Kenny Rankin ケニー・ランキン / Kenny Rankin Album
外は雨。台風20号がやって来ているせいで、土曜日の夜の7時だというのに、ハイファイの前の明治通りには人影すらない。いつもの土曜日とは、比べものにならない。降りしきる雨と、ときおり吹き抜ける強い風。
なんとなく寂しい夕暮れには、なんとなく寂しい雰囲気の曲を聴くに限る。
こんなにポツンとした気分の時には、それがいい。
それって逆療法?
そうかもしれない。
で、手に取ったのがこれ。
なんだかやたらと切ない気分になるレコードなのだ。
なにしろ冒頭の「House Of Gold」に、ぐっと胸が締め付けられてしまう。かつて作者がハンク・ウィリアムスと知って、とにかく驚いた曲だ。「泣きたいほどの寂しさだ」を書いた、比類無い才能の持ち主。最愛の妻に逃げられて、どうしょうもなく酒浸りの自堕落な人生を過ごす。次の公演地に向かう移動の車の中で死んだときには、片手にアルコール中毒の治療薬、片手には酒を持っていたという無頼漢。

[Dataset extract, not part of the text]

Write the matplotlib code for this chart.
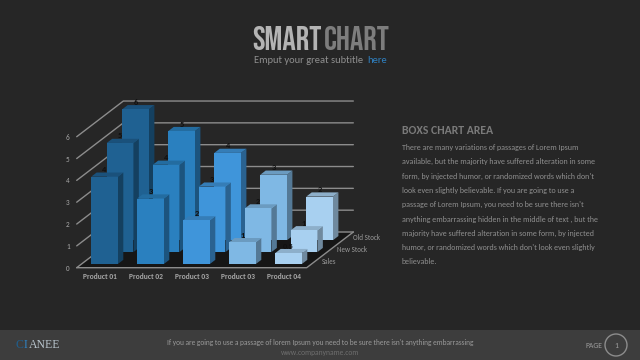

どうしてカントリー・ソングの出自を背負う曲が、こんなにモダンな演奏に変身することになるのか、未だによくわからない。この曲を歌おうと思ったときに、こういう着地点がケニー・ランキンに見えていたのだろうか。
2曲目は、おあつらえ向きの「Here That Rainy Day」。
外はもう暗い。また雨がひどくなっていく。